In the entries, find all lines that hold the word "this" and copy them.

______

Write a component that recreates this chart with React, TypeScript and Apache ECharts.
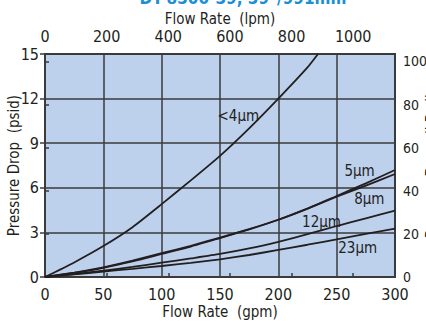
import React, { useEffect, useRef } from "react";
import * as echarts from "echarts";

// Flow rate (gpm) sample points
const flowGpm = [0, 25, 50, 75, 100, 125, 150, 175, 200, 225, 250, 275, 300];
const flowGpmFine = [0, 25, 50, 75, 100, 125, 150, 175, 200, 225, 234];

// Pressure drop (psid) per element rating
const dpLt4 = [0, 0.98, 2.08, 3.35, 4.9, 6.5, 8.15, 10.0, 12.0, 14.1, 15.0];
const dp5 = [0, 0.28, 0.62, 1.05, 1.55, 2.05, 2.62, 3.2, 3.85, 4.6, 5.45, 6.3, 7.2];
const dp8 = [0, 0.3, 0.65, 1.1, 1.6, 2.1, 2.65, 3.22, 3.85, 4.6, 5.4, 6.15, 6.93];
const dp12 = [0, 0.2, 0.42, 0.68, 0.96, 1.25, 1.55, 1.92, 2.37, 2.88, 3.43, 3.95, 4.46];
const dp23 = [0, 0.17, 0.37, 0.55, 0.74, 0.95, 1.19, 1.48, 1.82, 2.17, 2.53, 2.9, 3.25];

const seriesNames = ["<4µm", "5µm", "8µm", "12µm", "23µm"];
// label anchors in data coordinates [gpm, psid]
const labelAnchors: [number, number][] = [
  [165.7, 10.8],
  [269.6, 7.13],
  [278, 5.25],
  [237, 3.7],
  [268, 1.95],
];

const GPM_TO_LPM = 3.7854;
const PSI_TO_KPA = 6.8948;
const gpmMax = 300;
const psiMax = 15;

const FONT = "'Liberation Sans Narrow', 'DejaVu Sans Condensed', 'Roboto Condensed', sans-serif";
const INK = "#231f20";
const GRID = "#3b3b3d";

export default function App() {
  const ref = useRef<HTMLDivElement>(null);
  useEffect(() => {
    if (!ref.current) return;
    const chart = echarts.init(ref.current, undefined, { renderer: "svg" });
    const pairs = (xs: number[], ys: number[]) => ys.map((y, i) => [xs[i], y]);
    const allData = [
      pairs(flowGpmFine, dpLt4),
      pairs(flowGpm, dp5),
      pairs(flowGpm, dp8),
      pairs(flowGpm, dp12),
      pairs(flowGpm, dp23),
    ];
    const labelStyle = { fontFamily: FONT, fontSize: 15, color: INK };
    chart.setOption({
      animation: false,
      backgroundColor: "#ffffff",
      textStyle: { fontFamily: FONT, color: INK },
      graphic: [
        {
          type: "text",
          x: 243,
          y: -2,
          style: {
            text: 'DT-8300-39, 39"/991mm',
            align: "center",
            verticalAlign: "middle",
            fontFamily: FONT,
            fontWeight: "bold",
            fontSize: 17,
            fill: "#1b8fd6",
          },
        },
      ],
      grid: {
        left: 45,
        right: 31,
        top: 54,
        bottom: 45,
        containLabel: false,
        outerBoundsMode: "none",
        show: true,
        backgroundColor: "#bdd0ec",
        borderColor: GRID,
        borderWidth: 2,
      },
      xAxis: [
        {
          type: "value",
          position: "bottom",
          min: 0,
          max: gpmMax,
          interval: 50,
          name: "Flow Rate  (gpm)",
          nameLocation: "middle",
          nameMoveOverlap: false,
          nameGap: 27,
          nameTextStyle: { fontFamily: FONT, fontSize: 15, color: INK },
          axisLine: { show: true, lineStyle: { color: GRID, width: 2 } },
          axisTick: { show: false },
          axisLabel: { fontFamily: FONT, fontSize: 16, color: INK, margin: 9 },
          splitLine: { show: true, lineStyle: { color: GRID, width: 1.5 } },
        },
        {
          type: "value",
          position: "top",
          min: 0,
          max: gpmMax * GPM_TO_LPM,
          interval: 200,
          name: "Flow Rate  (lpm)",
          nameLocation: "middle",
          nameMoveOverlap: false,
          nameGap: 28,
          nameTextStyle: { fontFamily: FONT, fontSize: 15, color: INK },
          axisLine: { show: true, lineStyle: { color: GRID, width: 2 } },
          axisTick: { show: true, length: 4, lineStyle: { color: GRID, width: 1.5 } },
          axisLabel: {
            fontFamily: FONT,
            fontSize: 16,
            color: INK,
            margin: 10,
            showMaxLabel: false,
            formatter: (v: number) => (Math.abs(v % 200) < 1e-6 ? String(v) : ""),
          },
          splitLine: { show: false },
        },
      ],
      yAxis: [
        {
          type: "value",
          position: "left",
          min: 0,
          max: psiMax,
          interval: 3,
          name: "Pressure Drop  (psid)",
          nameLocation: "middle",
          nameMoveOverlap: false,
          nameGap: 24,
          nameTextStyle: { fontFamily: FONT, fontSize: 15, color: INK },
          axisLine: { show: true, lineStyle: { color: GRID, width: 2 } },
          axisTick: { show: true, length: 5, lineStyle: { color: GRID, width: 1.5 } },
          axisLabel: { fontFamily: FONT, fontSize: 16, color: INK, margin: 6 },
          splitLine: { show: true, lineStyle: { color: GRID, width: 1.5 } },
        },
        {
          type: "value",
          position: "right",
          min: 0,
          max: psiMax * PSI_TO_KPA,
          interval: 20,
          name: "Pressure Drop  (kPad)",
          nameLocation: "middle",
          nameMoveOverlap: false,
          nameGap: 29,
          nameRotate: 90,
          nameTextStyle: { fontFamily: FONT, fontSize: 15, color: INK },
          axisLine: { show: true, lineStyle: { color: GRID, width: 2 } },
          axisTick: { show: true, length: 4, lineStyle: { color: GRID, width: 1.5 } },
          axisLabel: {
            fontFamily: FONT,
            fontSize: 14,
            color: INK,
            margin: 8,
            showMaxLabel: false,
            formatter: (v: number) => (Math.abs(v % 20) < 1e-6 ? String(v) : ""),
          },
          splitLine: { show: false },
        },
      ],
      series: allData.map((d, i) => ({
        name: seriesNames[i],
        type: "line",
        xAxisIndex: 0,
        yAxisIndex: 0,
        data: d,
        smooth: 0.2,
        showSymbol: false,
        symbol: "none",
        clip: true,
        lineStyle: { color: INK, width: 1.8 },
        markPoint: {
          symbol: "circle",
          symbolSize: 0,
          silent: true,
          data: [
            {
              coord: labelAnchors[i],
              label: { show: true, position: "inside", formatter: seriesNames[i], ...labelStyle },
            },
          ],
        },
      })),
    });
    return () => chart.dispose();
  }, []);
  return (
    <div
      ref={ref}
      style={{ position: "fixed", left: 0, top: 0, width: 426, height: 322 }}
    />
  );
}
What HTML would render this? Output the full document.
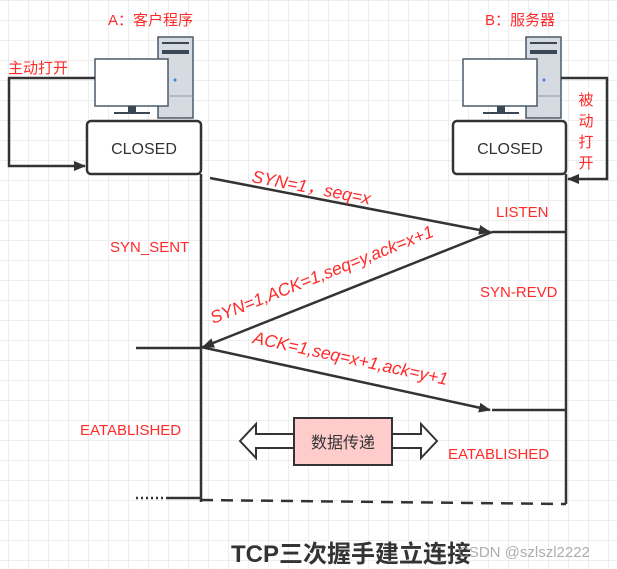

______

#### [SOLVED EXERCISE]
Write a component that recreates this chart with React, TypeScript and Apache ECharts.
What HTML would render this? Output the full document.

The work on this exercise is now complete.